> _Data section_
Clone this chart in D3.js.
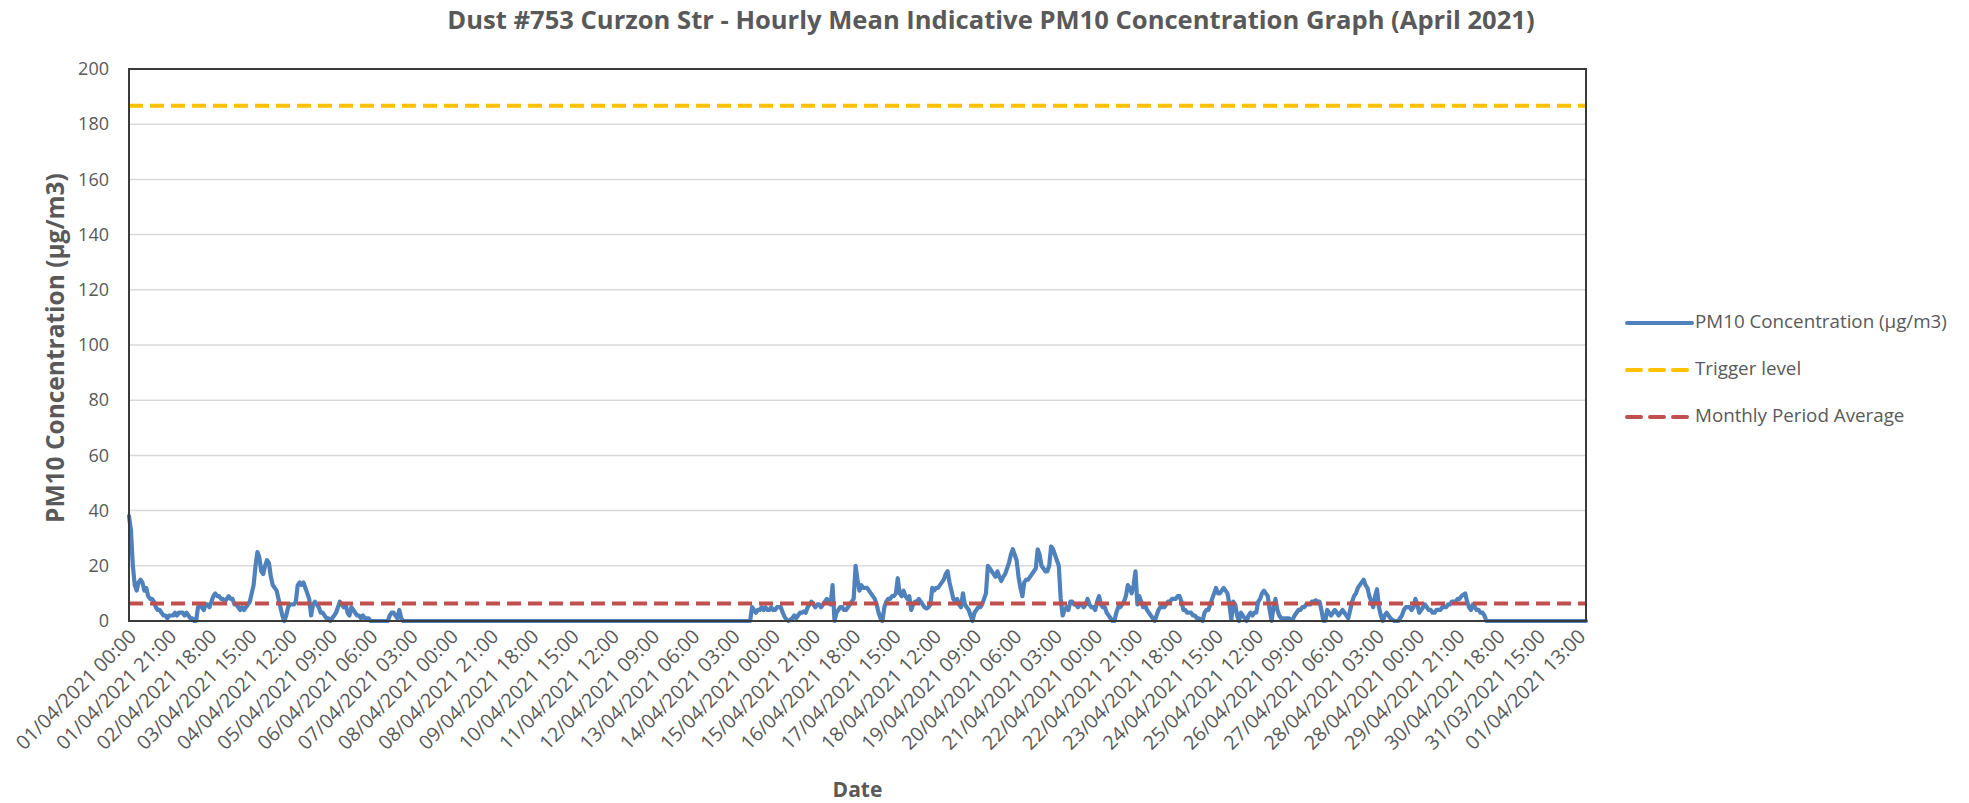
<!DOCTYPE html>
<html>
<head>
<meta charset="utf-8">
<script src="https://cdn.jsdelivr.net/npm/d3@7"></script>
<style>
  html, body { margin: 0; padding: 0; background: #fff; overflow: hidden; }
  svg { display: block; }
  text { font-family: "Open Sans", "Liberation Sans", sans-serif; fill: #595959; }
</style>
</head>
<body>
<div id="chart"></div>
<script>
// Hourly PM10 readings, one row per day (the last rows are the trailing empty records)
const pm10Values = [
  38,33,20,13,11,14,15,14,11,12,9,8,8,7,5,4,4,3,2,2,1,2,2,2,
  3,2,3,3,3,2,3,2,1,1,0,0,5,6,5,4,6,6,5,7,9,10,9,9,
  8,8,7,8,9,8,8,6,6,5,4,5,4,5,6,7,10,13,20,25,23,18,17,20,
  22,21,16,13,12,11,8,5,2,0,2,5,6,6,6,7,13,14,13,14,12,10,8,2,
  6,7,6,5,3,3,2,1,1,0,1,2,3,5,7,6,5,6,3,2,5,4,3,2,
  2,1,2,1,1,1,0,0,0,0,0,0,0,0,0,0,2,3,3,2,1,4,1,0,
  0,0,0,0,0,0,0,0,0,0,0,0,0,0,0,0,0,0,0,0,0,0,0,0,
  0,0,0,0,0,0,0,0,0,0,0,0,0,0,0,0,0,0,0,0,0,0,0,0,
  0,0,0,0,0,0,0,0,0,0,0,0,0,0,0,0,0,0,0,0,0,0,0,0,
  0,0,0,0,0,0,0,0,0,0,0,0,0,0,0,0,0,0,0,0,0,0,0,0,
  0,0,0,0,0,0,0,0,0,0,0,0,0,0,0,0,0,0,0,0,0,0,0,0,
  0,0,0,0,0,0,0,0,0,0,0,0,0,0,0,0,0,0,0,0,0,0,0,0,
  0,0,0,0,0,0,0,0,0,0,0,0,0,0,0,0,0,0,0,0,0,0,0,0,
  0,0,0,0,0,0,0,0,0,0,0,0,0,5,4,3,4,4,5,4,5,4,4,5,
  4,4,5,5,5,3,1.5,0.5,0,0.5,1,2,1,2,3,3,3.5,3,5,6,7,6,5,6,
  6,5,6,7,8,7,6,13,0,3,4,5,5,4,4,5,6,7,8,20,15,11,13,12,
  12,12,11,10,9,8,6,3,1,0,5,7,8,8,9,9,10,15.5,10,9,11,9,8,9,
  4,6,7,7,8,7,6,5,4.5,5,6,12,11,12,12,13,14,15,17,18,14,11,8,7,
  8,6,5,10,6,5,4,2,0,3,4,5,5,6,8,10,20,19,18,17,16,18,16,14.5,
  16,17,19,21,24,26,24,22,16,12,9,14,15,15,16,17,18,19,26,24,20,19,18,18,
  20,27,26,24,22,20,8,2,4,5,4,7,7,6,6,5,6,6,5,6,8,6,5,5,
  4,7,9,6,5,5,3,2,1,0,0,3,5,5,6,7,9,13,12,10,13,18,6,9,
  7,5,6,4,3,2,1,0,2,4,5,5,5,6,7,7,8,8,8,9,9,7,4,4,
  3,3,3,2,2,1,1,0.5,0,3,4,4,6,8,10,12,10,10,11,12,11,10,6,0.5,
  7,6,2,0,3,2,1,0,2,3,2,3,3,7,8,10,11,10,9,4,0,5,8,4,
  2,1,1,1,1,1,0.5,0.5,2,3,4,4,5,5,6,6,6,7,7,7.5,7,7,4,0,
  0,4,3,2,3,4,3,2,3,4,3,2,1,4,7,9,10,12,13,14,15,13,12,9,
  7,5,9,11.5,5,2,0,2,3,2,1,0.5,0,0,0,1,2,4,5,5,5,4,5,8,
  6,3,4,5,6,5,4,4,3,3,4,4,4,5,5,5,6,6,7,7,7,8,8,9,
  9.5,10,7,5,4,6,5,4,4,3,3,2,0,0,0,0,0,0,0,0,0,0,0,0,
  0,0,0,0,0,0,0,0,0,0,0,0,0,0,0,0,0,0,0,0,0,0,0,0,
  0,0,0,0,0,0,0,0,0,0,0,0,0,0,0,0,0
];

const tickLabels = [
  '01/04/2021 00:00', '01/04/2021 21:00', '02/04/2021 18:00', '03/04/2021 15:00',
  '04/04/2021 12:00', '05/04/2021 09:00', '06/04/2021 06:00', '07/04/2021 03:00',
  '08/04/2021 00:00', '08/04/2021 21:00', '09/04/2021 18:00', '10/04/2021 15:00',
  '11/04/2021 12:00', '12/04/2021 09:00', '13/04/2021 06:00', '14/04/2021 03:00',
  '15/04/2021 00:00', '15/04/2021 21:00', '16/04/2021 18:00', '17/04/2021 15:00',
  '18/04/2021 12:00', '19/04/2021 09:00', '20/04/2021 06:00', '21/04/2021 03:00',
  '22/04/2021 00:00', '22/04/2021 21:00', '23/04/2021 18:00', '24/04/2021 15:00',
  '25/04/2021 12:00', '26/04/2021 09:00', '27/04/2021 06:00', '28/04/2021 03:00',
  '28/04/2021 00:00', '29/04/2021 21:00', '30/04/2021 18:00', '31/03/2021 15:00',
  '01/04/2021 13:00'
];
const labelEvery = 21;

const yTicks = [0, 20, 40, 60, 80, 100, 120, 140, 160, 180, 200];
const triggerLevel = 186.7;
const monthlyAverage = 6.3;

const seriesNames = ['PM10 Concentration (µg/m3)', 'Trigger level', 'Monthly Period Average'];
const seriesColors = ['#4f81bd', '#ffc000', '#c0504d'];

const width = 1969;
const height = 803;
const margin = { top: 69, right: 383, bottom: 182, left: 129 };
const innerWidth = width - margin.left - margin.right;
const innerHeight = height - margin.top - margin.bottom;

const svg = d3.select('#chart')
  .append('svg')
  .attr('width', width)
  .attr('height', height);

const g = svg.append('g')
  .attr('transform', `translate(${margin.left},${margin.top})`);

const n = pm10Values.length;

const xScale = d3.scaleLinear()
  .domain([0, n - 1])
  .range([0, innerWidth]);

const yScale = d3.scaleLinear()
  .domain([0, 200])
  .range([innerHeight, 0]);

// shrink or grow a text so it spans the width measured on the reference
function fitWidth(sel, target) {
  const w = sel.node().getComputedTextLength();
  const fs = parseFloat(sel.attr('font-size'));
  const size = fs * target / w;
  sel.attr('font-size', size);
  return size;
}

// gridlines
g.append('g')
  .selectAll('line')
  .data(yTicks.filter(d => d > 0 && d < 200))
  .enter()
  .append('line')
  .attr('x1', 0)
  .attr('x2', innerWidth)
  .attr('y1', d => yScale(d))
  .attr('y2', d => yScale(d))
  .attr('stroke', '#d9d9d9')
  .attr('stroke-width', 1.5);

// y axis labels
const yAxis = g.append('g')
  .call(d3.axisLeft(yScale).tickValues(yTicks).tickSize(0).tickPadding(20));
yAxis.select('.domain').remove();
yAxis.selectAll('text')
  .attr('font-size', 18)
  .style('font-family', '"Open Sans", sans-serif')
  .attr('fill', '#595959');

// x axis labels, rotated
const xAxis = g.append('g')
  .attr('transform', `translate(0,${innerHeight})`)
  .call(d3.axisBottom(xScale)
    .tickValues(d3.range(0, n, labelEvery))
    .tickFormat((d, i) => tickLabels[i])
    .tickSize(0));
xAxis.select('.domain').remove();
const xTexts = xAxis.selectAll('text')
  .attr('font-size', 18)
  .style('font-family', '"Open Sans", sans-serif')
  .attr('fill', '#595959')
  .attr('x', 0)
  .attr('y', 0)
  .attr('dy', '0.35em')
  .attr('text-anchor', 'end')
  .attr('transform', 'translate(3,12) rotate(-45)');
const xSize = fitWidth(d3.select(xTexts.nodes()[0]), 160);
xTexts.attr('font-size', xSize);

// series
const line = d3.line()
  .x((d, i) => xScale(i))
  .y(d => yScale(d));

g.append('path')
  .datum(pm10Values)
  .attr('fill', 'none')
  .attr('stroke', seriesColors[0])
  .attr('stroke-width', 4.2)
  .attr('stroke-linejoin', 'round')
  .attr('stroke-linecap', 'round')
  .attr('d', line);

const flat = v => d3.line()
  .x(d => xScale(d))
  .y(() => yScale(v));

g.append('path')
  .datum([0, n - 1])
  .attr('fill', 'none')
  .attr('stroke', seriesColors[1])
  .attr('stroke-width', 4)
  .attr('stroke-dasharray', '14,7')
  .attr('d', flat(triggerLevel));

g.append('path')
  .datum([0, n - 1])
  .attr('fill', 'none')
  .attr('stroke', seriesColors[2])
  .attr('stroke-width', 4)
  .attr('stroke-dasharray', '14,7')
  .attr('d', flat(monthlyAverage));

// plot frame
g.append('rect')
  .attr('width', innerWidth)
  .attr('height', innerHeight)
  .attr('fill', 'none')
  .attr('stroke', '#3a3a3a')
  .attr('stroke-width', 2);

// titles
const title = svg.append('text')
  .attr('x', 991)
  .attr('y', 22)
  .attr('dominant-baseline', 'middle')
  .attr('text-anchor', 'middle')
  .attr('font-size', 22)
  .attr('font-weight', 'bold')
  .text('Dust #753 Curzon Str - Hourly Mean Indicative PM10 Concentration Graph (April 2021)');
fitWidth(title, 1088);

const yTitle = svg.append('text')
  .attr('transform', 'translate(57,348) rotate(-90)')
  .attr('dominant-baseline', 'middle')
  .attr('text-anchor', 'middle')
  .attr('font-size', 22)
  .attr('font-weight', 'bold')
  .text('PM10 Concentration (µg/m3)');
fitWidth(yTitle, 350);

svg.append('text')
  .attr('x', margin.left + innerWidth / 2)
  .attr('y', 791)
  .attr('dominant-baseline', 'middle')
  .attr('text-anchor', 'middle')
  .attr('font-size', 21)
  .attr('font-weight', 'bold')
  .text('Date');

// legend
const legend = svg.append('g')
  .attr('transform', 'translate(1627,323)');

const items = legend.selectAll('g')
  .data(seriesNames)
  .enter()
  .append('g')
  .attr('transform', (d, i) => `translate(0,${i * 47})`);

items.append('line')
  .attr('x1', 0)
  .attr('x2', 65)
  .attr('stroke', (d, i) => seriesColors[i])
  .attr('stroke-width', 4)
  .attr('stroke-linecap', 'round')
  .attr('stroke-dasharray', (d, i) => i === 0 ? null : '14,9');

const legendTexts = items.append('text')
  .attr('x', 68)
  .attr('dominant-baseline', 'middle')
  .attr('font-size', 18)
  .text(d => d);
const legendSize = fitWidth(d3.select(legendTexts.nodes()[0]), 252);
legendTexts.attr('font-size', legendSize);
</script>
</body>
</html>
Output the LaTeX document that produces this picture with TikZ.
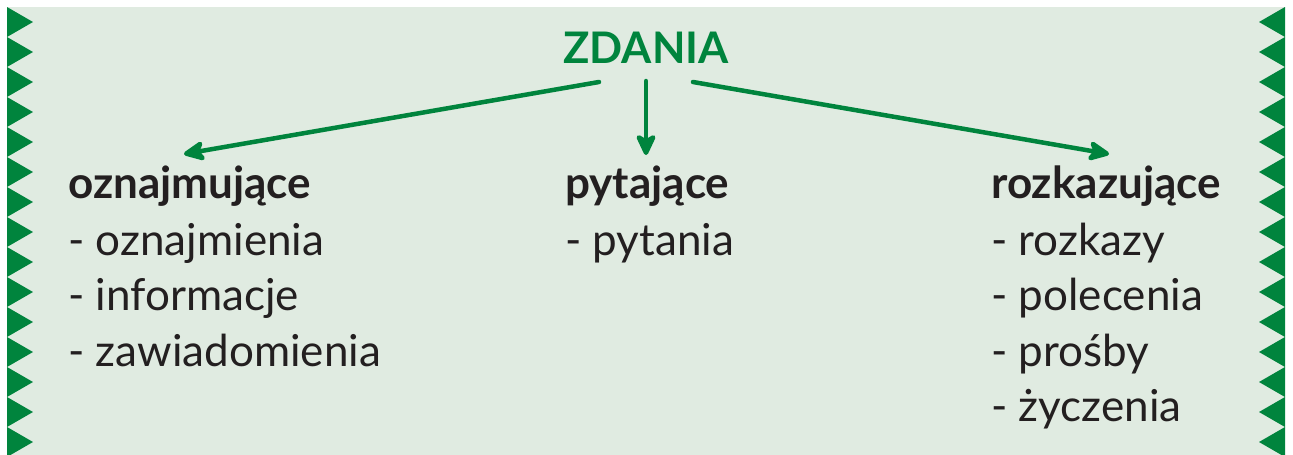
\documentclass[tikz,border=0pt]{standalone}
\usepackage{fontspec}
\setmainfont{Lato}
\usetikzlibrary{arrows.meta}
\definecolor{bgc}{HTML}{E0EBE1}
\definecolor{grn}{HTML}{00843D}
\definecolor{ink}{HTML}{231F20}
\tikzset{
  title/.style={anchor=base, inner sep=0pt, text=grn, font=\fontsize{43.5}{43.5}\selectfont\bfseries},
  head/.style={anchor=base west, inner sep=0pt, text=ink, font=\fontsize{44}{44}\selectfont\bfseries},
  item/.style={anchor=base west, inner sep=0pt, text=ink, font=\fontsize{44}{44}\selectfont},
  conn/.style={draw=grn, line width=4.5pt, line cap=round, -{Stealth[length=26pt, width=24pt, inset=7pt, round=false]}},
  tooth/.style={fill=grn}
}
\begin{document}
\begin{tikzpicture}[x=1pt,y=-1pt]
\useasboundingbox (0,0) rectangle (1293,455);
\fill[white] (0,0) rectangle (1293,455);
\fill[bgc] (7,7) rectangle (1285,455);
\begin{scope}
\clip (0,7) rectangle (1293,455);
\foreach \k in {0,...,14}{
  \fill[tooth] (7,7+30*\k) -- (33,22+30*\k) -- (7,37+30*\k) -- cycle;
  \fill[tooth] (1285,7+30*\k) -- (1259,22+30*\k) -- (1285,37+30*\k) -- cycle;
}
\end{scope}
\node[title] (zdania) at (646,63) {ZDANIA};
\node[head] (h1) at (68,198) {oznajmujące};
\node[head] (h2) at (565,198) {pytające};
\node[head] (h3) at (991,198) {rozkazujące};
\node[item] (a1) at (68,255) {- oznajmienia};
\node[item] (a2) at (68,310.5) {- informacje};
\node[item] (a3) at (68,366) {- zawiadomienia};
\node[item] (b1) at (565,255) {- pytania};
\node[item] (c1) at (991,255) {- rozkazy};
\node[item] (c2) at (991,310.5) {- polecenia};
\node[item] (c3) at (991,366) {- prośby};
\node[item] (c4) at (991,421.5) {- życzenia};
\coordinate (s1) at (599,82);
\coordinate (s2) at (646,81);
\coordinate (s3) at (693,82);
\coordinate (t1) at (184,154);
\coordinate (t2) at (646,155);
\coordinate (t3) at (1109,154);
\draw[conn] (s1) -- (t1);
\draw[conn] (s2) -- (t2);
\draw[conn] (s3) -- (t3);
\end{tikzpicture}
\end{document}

> _Task objective_
Starting at the line that contains "Output the LaTeX", restate each line verbatim through the final line of the listing, skipping all pictures.

> _Response_
Output the LaTeX document that produces this picture with TikZ.
\documentclass[tikz,border=0pt]{standalone}
\usepackage{fontspec}
\setmainfont{Lato}
\usetikzlibrary{arrows.meta}
\definecolor{bgc}{HTML}{E0EBE1}
\definecolor{grn}{HTML}{00843D}
\definecolor{ink}{HTML}{231F20}
\tikzset{
  title/.style={anchor=base, inner sep=0pt, text=grn, font=\fontsize{43.5}{43.5}\selectfont\bfseries},
  head/.style={anchor=base west, inner sep=0pt, text=ink, font=\fontsize{44}{44}\selectfont\bfseries},
  item/.style={anchor=base west, inner sep=0pt, text=ink, font=\fontsize{44}{44}\selectfont},
  conn/.style={draw=grn, line width=4.5pt, line cap=round, -{Stealth[length=26pt, width=24pt, inset=7pt, round=false]}},
  tooth/.style={fill=grn}
}
\begin{document}
\begin{tikzpicture}[x=1pt,y=-1pt]
\useasboundingbox (0,0) rectangle (1293,455);
\fill[white] (0,0) rectangle (1293,455);
\fill[bgc] (7,7) rectangle (1285,455);
\begin{scope}
\clip (0,7) rectangle (1293,455);
\foreach \k in {0,...,14}{
  \fill[tooth] (7,7+30*\k) -- (33,22+30*\k) -- (7,37+30*\k) -- cycle;
  \fill[tooth] (1285,7+30*\k) -- (1259,22+30*\k) -- (1285,37+30*\k) -- cycle;
}
\end{scope}
\node[title] (zdania) at (646,63) {ZDANIA};
\node[head] (h1) at (68,198) {oznajmujące};
\node[head] (h2) at (565,198) {pytające};
\node[head] (h3) at (991,198) {rozkazujące};
\node[item] (a1) at (68,255) {- oznajmienia};
\node[item] (a2) at (68,310.5) {- informacje};
\node[item] (a3) at (68,366) {- zawiadomienia};
\node[item] (b1) at (565,255) {- pytania};
\node[item] (c1) at (991,255) {- rozkazy};
\node[item] (c2) at (991,310.5) {- polecenia};
\node[item] (c3) at (991,366) {- prośby};
\node[item] (c4) at (991,421.5) {- życzenia};
\coordinate (s1) at (599,82);
\coordinate (s2) at (646,81);
\coordinate (s3) at (693,82);
\coordinate (t1) at (184,154);
\coordinate (t2) at (646,155);
\coordinate (t3) at (1109,154);
\draw[conn] (s1) -- (t1);
\draw[conn] (s2) -- (t2);
\draw[conn] (s3) -- (t3);
\end{tikzpicture}
\end{document}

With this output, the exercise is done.